The best drum packs keep their shape under pressure. Kicks still punch when layered with bass. Claps do not smear into synth stabs. Percussion does not disappear once distortion and reverb enter the chain. You want samples with enough density to compete, but not so much baked-in processing that they fight every other element in your project.

There is always a balance here. If you are a newer producer, more processed one-shots can get you to a polished result faster. If you are more advanced, you may prefer cleaner source material so you can push your own drum bus, clipping, saturation, and transient treatment. A premium pack should ideally give you a bit of both, or at least be honest about where it sits.

Workflow matters more than producers think

The fastest way to tell whether a drum pack is worth buying is to load it into a real session and try to make a loop in fifteen minutes. Not tomorrow. Not after organizing your sample library. Right now.

A useful pack speeds up decisions. The folders make sense. The naming is clear. The kick selection is not bloated with filler. The hats are varied enough to create contrast. The loops feel ready to chop, layer, or drag straight into arrangement view. You get momentum instead of friction.

This is where premium marketplaces and curated collections tend to pull ahead. When a platform is focused on current electronic genres instead of every sound category imaginable, the packs are usually built around real production needs. That means less dead weight and more sounds you can actually use in club-focused records. IQSounds fits that lane well because the catalog is built around genre-specific tools rather than generic sample overload.

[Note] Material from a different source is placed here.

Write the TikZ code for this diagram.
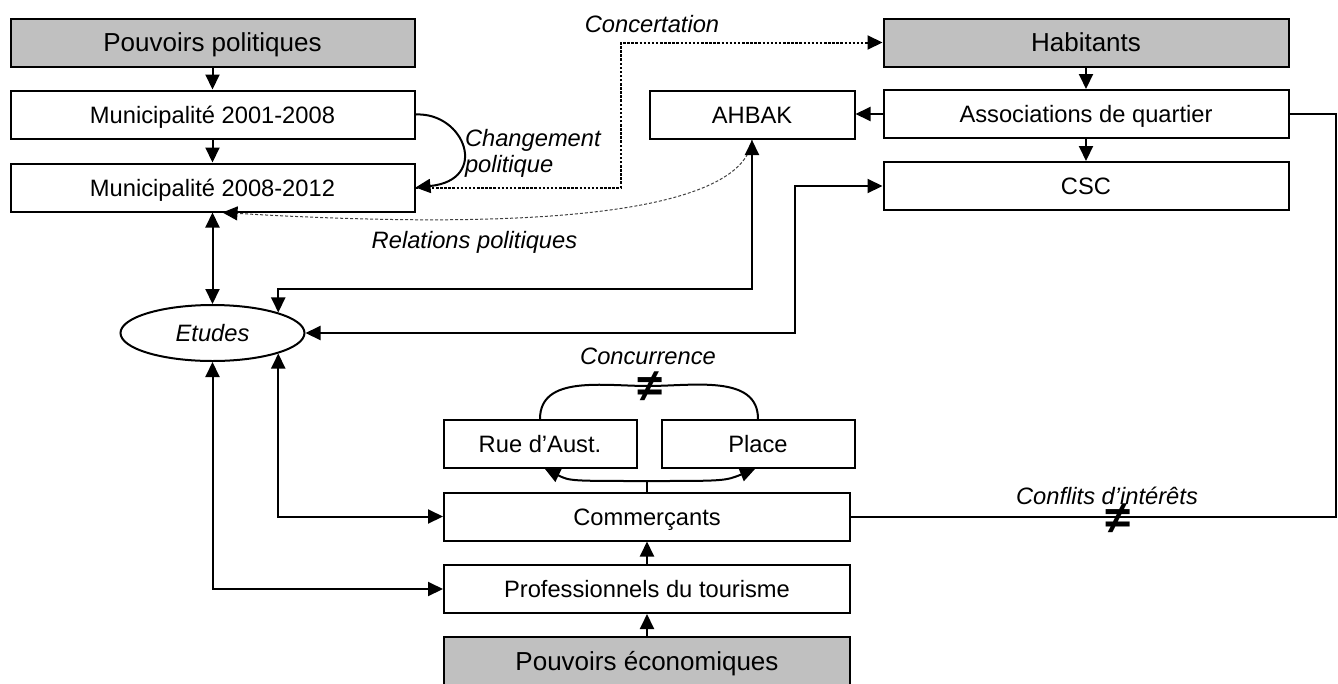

What producers should watch out for

Not every expensive pack is premium, and not every big pack is useful. In a techno drum pack review, there are a few warning signs that usually show up fast.

The first is inflated sample counts. If a pack advertises massive numbers but half the files are near-duplicates, that is not value. It is camouflage. The second is poor gain consistency. If one kick is whisper quiet and the next is clipping for no reason, quality control is off. The third is trend-chasing without substance - sounds that mimic the current wave on preview but do not sit naturally in your own productions.

There is also the issue of overdesign. Some packs are so heavily mangled that every sound has a dramatic character, which leaves no room for you to shape the record. A few statement hits are great. A whole pack of them gets limiting.

Who actually benefits most from a premium pack

If you already build every drum from scratch, synthesize your own kicks, and enjoy spending hours on micro-processing, you may not need a drum pack for every project. But even advanced producers benefit from high-quality source material when deadlines hit or inspiration is moving fast.

For most producers, the value is even clearer. A strong techno drum pack gives you immediate access to current, label-ready foundations. That means fewer weak sessions, less second-guessing, and faster progress from loop to finished track. If you release regularly, DJ your own music, or want to keep pace with modern club sonics, that speed matters.

The key is buying for outcomes, not for quantity. You are not collecting files. You are upgrading your hit rate.

Final verdict on any techno drum pack review

The best review question is not whether a pack is good in isolation. It is whether it gives your tracks more impact, more groove, and less wasted time. If the kicks hit hard without collapsing the mix, if the percussion adds movement instead of clutter, and if the folder is curated for real techno production instead of generic EDM leftovers, you are looking at something useful.

A premium pack should make you want to open your DAW immediately. That is the bar. If the sounds spark ideas fast and survive real-world mixing without a rescue mission, it is doing its job. Buy the packs that help you finish stronger records, not the ones that just sound loud in the preview.